According to Andrew Dabalen, World Bank Chief Economist for Africa, “Per capita GDP growth of 1 percent is associated with a reduction in the extreme poverty rate of only about 1 percent in the region, compared to 2.5 percent on average in the rest of the world.

“In a context of constrained government budgets, faster poverty reduction will not be achieved through fiscal policy alone. It needs to be supported by policies that expand the productive capacity of the private sector to create more and better jobs for all segments of society.”

It highlights that external resources to meet the gross financing needs of African governments are shrinking and those available are costlier than they were prior to the pandemic.

Overall, the report underscores that despite the projected boost in growth, the pace of economic expansion in the region remains below the growth rate of the previous decade (2000-2014) and is insufficient to have a significant effect on poverty reduction.

“Inequality in Africa is largely due to the circumstances in which a child is born and accentuated later in life by obstacles to participating productively in markets and regressive fiscal policies.

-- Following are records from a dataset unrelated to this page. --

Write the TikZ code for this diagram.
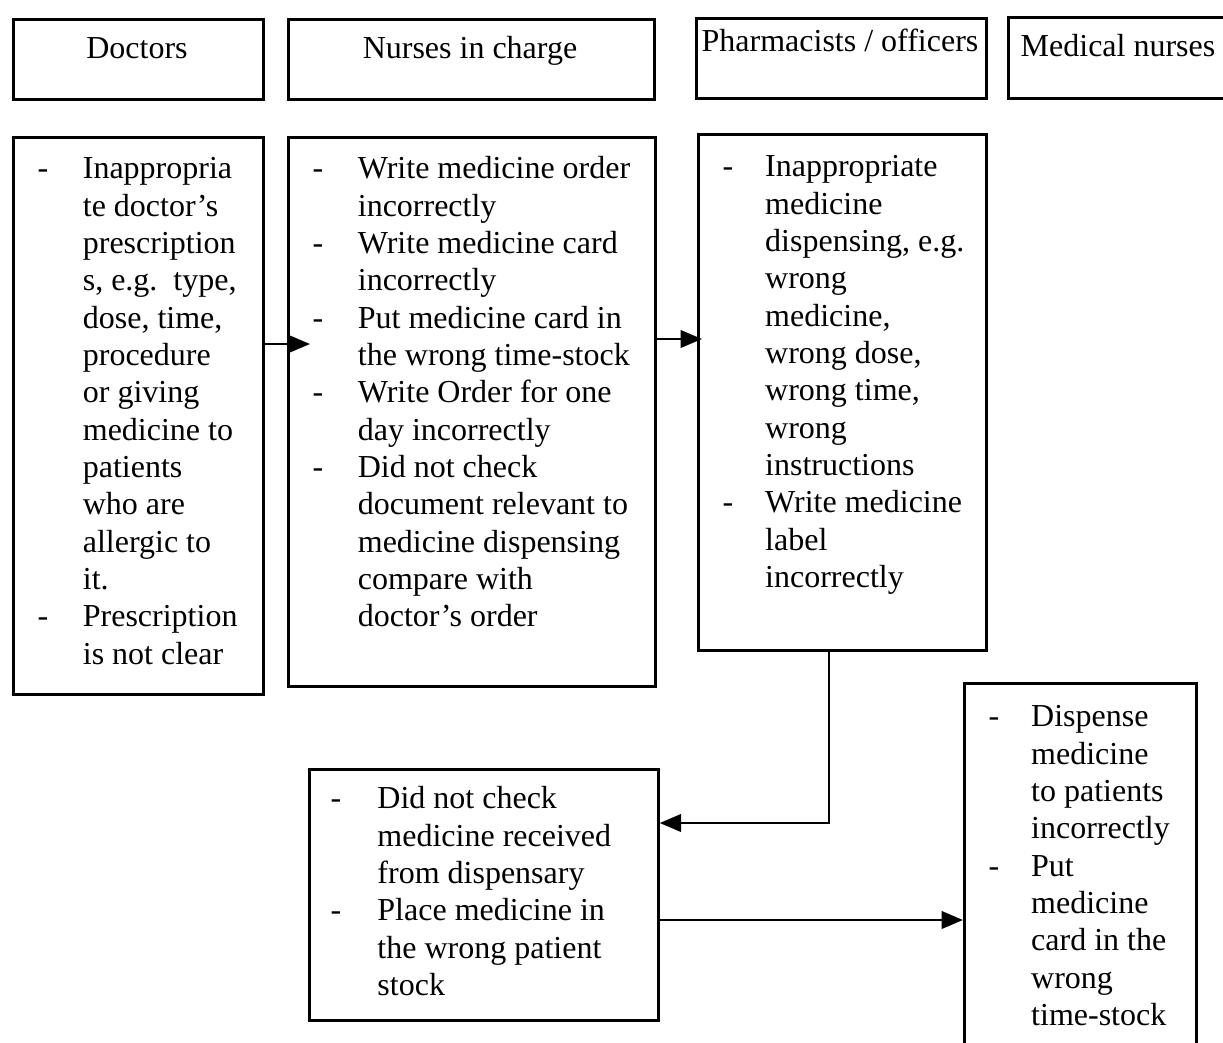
\documentclass[tikz,border=0pt]{standalone}
\usepackage{fontspec}
\setmainfont{Liberation Serif}
\usetikzlibrary{arrows.meta}

\begin{document}
\begin{tikzpicture}[x=0.375pt,y=-0.375pt,
        font=\fontsize{12}{14}\selectfont,
        box/.style 2 args={draw, line width=1pt, anchor=north west, inner sep=0pt,
            minimum width=#1*0.375pt, minimum height=#2*0.375pt},
        head/.style={anchor=base, inner sep=0pt},
        items/.style={anchor=north west, inner sep=0pt},
        flow/.style={-{Triangle[length=8pt,width=6.5pt]}, line width=1pt}]
        % Page size of the picture
        \useasboundingbox (0,0) rectangle (1223,1042);
        % Header boxes
        \node[box={250}{80}] (doc) at (12,18) {};
        \node[box={366}{80}] (nic) at (287,18) {};
        \node[box={290}{80}] (pha) at (695,17) {};
        \node[box={240}{81}] (med) at (1007,16) {};
        \node[head] (doclbl) at (137,58) {Doctors};
        \node[head] (niclbl) at (470,58) {Nurses in charge};
        \node[head] (phalbl) at (840,52) {Pharmacists / officers};
        \node[head] (medlbl) at (1118,56) {Medical nurses};
        % Error boxes
        \node[box={250}{557}] (docerr) at (12,136) {};
        \node[box={367}{549}] (nicerr) at (287,136) {};
        \node[box={288}{516}] (phaerr) at (697,133) {};
        \node[box={349}{251}] (warderr) at (308,768) {};
        \node[box={232}{420}] (mederr) at (963,682) {};
        % Texts in the error boxes
        \node[items] (docitems) at ([shift={(25,16)}]docerr.north west) {%
            \begin{tabular}{@{}p{17pt}@{}l@{}}
                - & Inappropria \\
                  & te doctor’s \\
                  & prescription \\
                  & s, e.g.\ \ type, \\
                  & dose, time, \\
                  & procedure \\
                  & or giving \\
                  & medicine to \\
                  & patients \\
                  & who are \\
                  & allergic to \\
                  & it. \\
                - & Prescription \\
                  & is not clear
            \end{tabular}};
        \node[items] (nicitems) at ([shift={(25,16)}]nicerr.north west) {%
            \begin{tabular}{@{}p{17pt}@{}l@{}}
                - & Write medicine order \\
                  & incorrectly \\
                - & Write medicine card \\
                  & incorrectly \\
                - & Put medicine card in \\
                  & the wrong time-stock \\
                - & Write Order for one \\
                  & day incorrectly \\
                - & Did not check \\
                  & document relevant to \\
                  & medicine dispensing \\
                  & compare with \\
                  & doctor’s order
            \end{tabular}};
        \node[items] (phaitems) at ([shift={(25,17)}]phaerr.north west) {%
            \begin{tabular}{@{}p{16pt}@{}l@{}}
                - & Inappropriate \\
                  & medicine \\
                  & dispensing, e.g. \\
                  & wrong \\
                  & medicine, \\
                  & wrong dose, \\
                  & wrong time, \\
                  & wrong \\
                  & instructions \\
                - & Write medicine \\
                  & label \\
                  & incorrectly
            \end{tabular}};
        \node[items] (warditems) at ([shift={(22,14)}]warderr.north west) {%
            \begin{tabular}{@{}p{17.6pt}@{}l@{}}
                - & Did not check \\
                  & medicine received \\
                  & from dispensary \\
                - & Place medicine in \\
                  & the wrong patient \\
                  & stock
            \end{tabular}};
        \node[items] (meditems) at ([shift={(25,18)}]mederr.north west) {%
            \begin{tabular}{@{}p{16pt}@{}l@{}}
                - & Dispense \\
                  & medicine \\
                  & to patients \\
                  & incorrectly \\
                - & Put \\
                  & medicine \\
                  & card in the \\
                  & wrong \\
                  & time-stock
            \end{tabular}};
        % Arrows between the boxes
        \coordinate (a1) at (310,344);
        \coordinate (a2) at (702,339);
        \coordinate (a3) at (829,823);
        \coordinate (a4) at (963,920);
        \draw[flow] (docerr.east |- a1) -- (a1);
        \draw[flow] (nicerr.east |- a2) -- (a2);
        \draw[flow] (phaerr.south -| a3) -- (a3) -- (warderr.east |- a3);
        \draw[flow] (warderr.east |- a4) -- (a4);
    \end{tikzpicture}
\end{document}
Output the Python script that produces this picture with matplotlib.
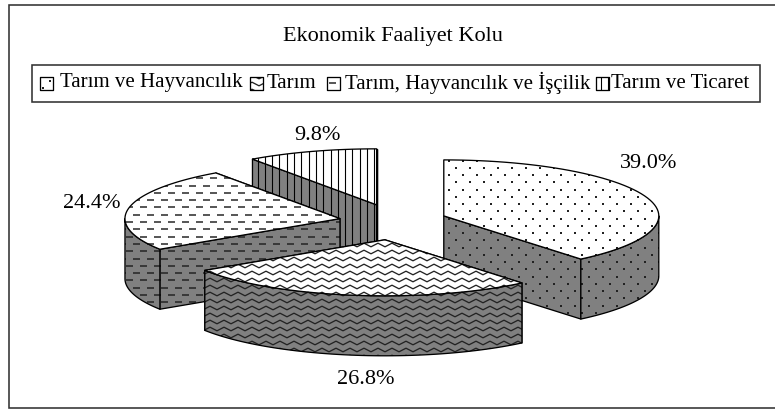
#!/usr/bin/env python3
"""Exploded 3D-style pie with pattern fills, drawn in pixel coordinates."""
import numpy as np
import matplotlib
matplotlib.use('Agg')
import matplotlib.pyplot as plt
from matplotlib.patches import Polygon, Rectangle
from matplotlib.collections import LineCollection

title = "Ekonomik Faaliyet Kolu"
categories = ["Tarım ve Hayvancılık", "Tarım", "Tarım, Hayvancılık ve İşçilik", "Tarım ve Ticaret"]
values = [39.0, 26.8, 24.4, 9.8]
patterns = ["dots", "waves", "dashes", "vlines"]

# layout, in pixels of the 775x409 picture
CX, CY = 393, 222
RX, RY = 215, 56
EXPLODE_X, EXPLODE_Y = 54, 18
DEPTH = 60
PX = 0.72  # one pixel in points at dpi 100
LABEL_POS = [(649, 164), (365.5, 379), (92, 203), (317, 135)]
LEGEND_SWATCH_X = [40, 250, 327, 596]
LEGEND_TEXT_X = [60, 267, 345, 611]
FONT = 'Liberation Serif'

plt.rcParams['font.family'] = FONT

fig = plt.figure(figsize=(7.75, 4.09), dpi=100)
ax = fig.add_axes([0, 0, 1, 1])
ax.set_xlim(0, 775)
ax.set_ylim(409, 0)
ax.axis('off')

z = [10]


def next_z():
    z[0] += 1
    return z[0]


def fill_pattern(pts, face, pattern, outline=True):
    """Polygon with a pattern clipped to it, patterns anchored to the picture."""
    patch = Polygon(pts, closed=True, fc=face, ec='none', zorder=next_z())
    ax.add_patch(patch)
    x0, x1 = pts[:, 0].min() - 30, pts[:, 0].max() + 30
    y0, y1 = pts[:, 1].min() - 10, pts[:, 1].max() + 10
    zo = next_z()
    if pattern == "dots":
        xs, ys = [], []
        rows = np.arange(np.floor(y0 / 7.25), np.ceil(y1 / 7.25))
        for r in rows:
            shift = 7 if int(r) % 2 else 0
            row_x = np.arange(np.floor(x0 / 14) * 14, x1, 14) + shift
            xs.extend(row_x + 1)
            ys.extend([r * 7.25 + 1] * len(row_x))
        art, = ax.plot(xs, ys, ls='none', marker='s', ms=1.5, mew=0, color='#222222', zorder=zo)
    elif pattern == "dashes":
        segs = []
        for r in np.arange(np.floor(y0 / 7.3), np.ceil(y1 / 7.3)):
            shift = 7 if int(r) % 2 else 0
            for x in np.arange(np.floor(x0 / 14) * 14, x1, 14) + shift:
                segs.append([(x, r * 7.3 + 3), (x + 7, r * 7.3 + 3)])
        art = LineCollection(segs, colors='#222222', linewidths=1.5 * PX, zorder=zo)
        ax.add_collection(art)
    elif pattern == "waves":
        segs = []
        xs = np.arange(np.floor(x0 / 14) * 14, x1 + 14, 7)
        offs = np.where(np.arange(len(xs)) % 2 == 0, -1.8, 1.8)
        for r in np.arange(np.floor(y0 / 7), np.ceil(y1 / 7)):
            segs.append(np.column_stack([xs, r * 7 + offs]))
        art = LineCollection(segs, colors='#222222', linewidths=1.3 * PX, zorder=zo)
        ax.add_collection(art)
    else:
        segs = [[(x, y0), (x, y1)] for x in np.arange(np.floor(x0 / 7.3) * 7.3, x1, 7.3) + 2]
        art = LineCollection(segs, colors='black', linewidths=1.1 * PX, zorder=zo)
        ax.add_collection(art)
    art.set_clip_path(patch)
    if outline:
        ax.add_patch(Polygon(pts, closed=True, fc='none', ec='black',
                             lw=1.3 * PX, joinstyle='round', zorder=next_z()))


def arc(cx, cy, a, b, n=60):
    t = np.radians(np.linspace(a, b, n))
    return np.column_stack([cx + RX * np.sin(t), cy - RY * np.cos(t)])


def draw_slice(a, b, pattern):
    mid = np.radians((a + b) / 2)
    cx = CX + EXPLODE_X * np.sin(mid)
    cy = CY - EXPLODE_Y * np.cos(mid)
    drop = np.array([0, DEPTH])
    centre = np.array([cx, cy])

    # radial faces, back one first
    edges = sorted([a, b], key=lambda d: -np.cos(np.radians(d)))
    for d in edges:
        p = arc(cx, cy, d, d, 1)[0]
        fill_pattern(np.array([centre, p, p + drop, centre + drop]), '#808080', pattern)

    # outer wall, only where it faces the viewer
    lo, hi = max(a, 90), min(b, 270)
    if lo < hi:
        top = arc(cx, cy, lo, hi)
        fill_pattern(np.vstack([top, (top + drop)[::-1]]), '#808080', pattern)

    fill_pattern(np.vstack([centre, arc(cx, cy, a, b)]), 'white', pattern)


# outer frame runs off the right side of the picture
ax.add_patch(Rectangle((9, 5), 790, 403, fc='white', ec='#333333', lw=1.6 * PX, zorder=1))

ax.text(392.5, 36, title, ha='center', va='center', fontsize=16, color='black', zorder=2)

ax.add_patch(Rectangle((32, 65), 728, 37, fc='white', ec='#333333', lw=1.6 * PX, zorder=2))
for cat, pat, sx, tx in zip(categories, patterns, LEGEND_SWATCH_X, LEGEND_TEXT_X):
    sw = np.array([(sx, 77), (sx + 13, 77), (sx + 13, 90), (sx, 90)], dtype=float)
    fill_pattern(sw, 'white', pat)
    ax.text(tx, 83, cat, ha='left', va='center', fontsize=15, color='black', zorder=next_z())

# slice angles run clockwise from twelve o'clock
edges = np.concatenate([[0], np.cumsum(values)]) / np.sum(values) * 360
slices = [(edges[i], edges[i + 1], patterns[i]) for i in range(len(values))]
for i in [3, 2, 0, 1]:
    draw_slice(*slices[i])

for v, (lx, ly) in zip(values, LABEL_POS):
    ax.text(lx, ly, f"{v:.1f}%", ha='center', va='center', fontsize=16, color='black', zorder=next_z())

fig.savefig('out.png', dpi=100, facecolor='white')
plt.close(fig)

“Identifying and better addressing these structural constraints across the economy offers a road map for a more prosperous future,” said Gabriela Inchauste, co-author of a forthcoming World Bank report on tackling inequality in Sub-Saharan Africa.

The report calls for several policy actions to foster stronger and more equitable growth. These include restoring macroeconomic stability, promoting intergenerational mobility, supporting market access, and ensuring that fiscal policies do not overburden the poor.